Cualquier búsqueda en la web o en lo que va dejando la prensa escrita, nos permite encontrar dos posiciones claras sobre la situación del “canto militar chileno”. En una, la de actores sociales y políticos que atacan, critican y condenan las rimas de los soldados; por otra, la petición de disculpas, excusas y búsqueda de culpables. Sin embargo, ningún actor ha optado por ocupar la conciencia y la memoria para decir: bueno, ¿deberíamos sorprendernos?
Hace 15 años, caminando por la costa Iquiqueña de Chile, tuve la oportunidad de escuchar, si no el mismo, un canto con idénticas características y objetivos: “argentinos mataré, peruanos degollaré, bolivianos fusilaré”. La intención de esta opinión no es la de adentrarme en las discusiones académicas sobre el nacionalismo, multiculturalismo y democracia; no es la de explicar desde la ideología, Estado y ley el por qué de los ataques verbales de esos militares; no será, bajo ningún punto de vista, un discurso alejado de hechos concretos y materiales; el objetivo de esta opinión será la de hacer una invitación a un recorrido breve, pero directo, sobre lo que nos enseñan a respetar y reproducir en Chile.
En Chile se le enseña a la mayoría de los jóvenes (más allá de las buenas prácticas y el “deber ser”) que la educación es un trampolín de movilidad social, es decir, que dependiendo de lo que estudiemos (si es que accedemos a una educación técnica secundaria y si tenemos la posibilidad de una universitaria), podremos tener más o menos réditos económicos dentro de este sistema productivo. Por lo tanto, el respeto, cercanía y solidaridad con nuestros compatriotas, en primera instancia, está limitada por las oportunidades que la libre competencia me den para satisfacer mis necesidades. Aprendemos para ser buenos competidores, no para generar más conocimiento o desarrollo social, bajo ningún punto de vista para ser más iguales. Toda nuestra estructura educativa está sustentada en la llamada “meritocracia”, donde los “mejores” son quienes ocupan los lugares de mayor responsabilidad.
“Meritocracia” escrito entre comillas, debido a que Chile es uno de los países con peor distribución de la riqueza producida. Datos sobran y, aunque son utilizados en múltiples estudios, aún no implican un cambio en objetivos políticos y sociales: el ingreso mensual promedio nacional de un hogar del primer decil es de $85.741 pesos, mientras en el décimo decil es de $3.048.821 pesos, según datos obtenidos de la Encuesta CASEN 2011, elaborada por el Mideplan. Esto inmediatamente genera dudas sobre el mérito que pueden tener unos sobre otros, cuando hoy el acceso a la educación chilena -como hemos visto en las demandas de las grandes movilizaciones estudiantiles de los últimos años- está determinado por la capacidad económica de las familias. Dicho esto, el juego de competencia entre las personas en esa esquiva movilidad económica hace que la respuesta, ya natural a las expectativas de cualquier iniciativa, sea la de magnificar los beneficios económicos a como de lugar.
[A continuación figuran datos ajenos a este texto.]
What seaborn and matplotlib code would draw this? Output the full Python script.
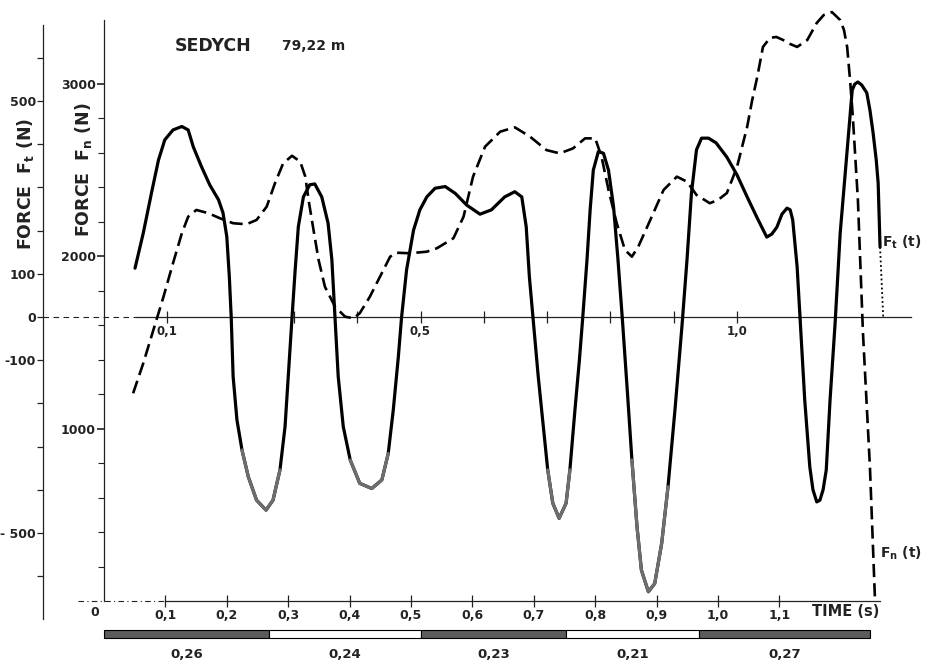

Así se mueve Chile para la gran masa de población que no es millonaria y que subsiste gracias al sistema de endeudamiento. Llegado este punto, involucremos a la población inmigrante dentro de la ecuación: personas que en su mayoría han debido abandonar sus países por razones laborales, arriban a un país con una desigualdad económica flagrante, pero con oportunidades de trabajo generadas por un sistema “estable” y “democrático”. He ahí que nazcan, desde los estratos más pobres, enunciados como “nos vienen a robar el trabajo”, sin dar cuenta que, finalmente, los que vienen desde sus países son iguales a nosotros, con las mismas necesidades y carencias, en un sistema que reproduce atropellos sociales sin importar el color de la piel y que, finalmente, oculta tremendas verdades, como el hecho que Chile es el tercer socio comercial del Perú, desde donde el sector empresarial invierte una suma que llega a los US$7.000 millones. Es decir, hoy son muchas las empresas peruanas que generan trabajo en Chile, pero la competencia sigue y lo hace también a nivel de las naciones, donde se reproduce un sistema competitivo a gran escala.
Es esa competencia uno de los argumentos fundamentales para pelear por los territorios, para ir a la Haya, para “defender la patria”. En definitiva, ese grito de guerra encarnado en el canto militar habla de la defensa, sí, pero no de una nación, de su gente, de su cultura; habla de la defensa de la propiedad, del beneficio individual, de la ganancia de unos pocos. Dicho esto, opino: no nos sorprendamos tanto y reconozcamos el país en el que estamos, comenzando con eso podremos mejorar.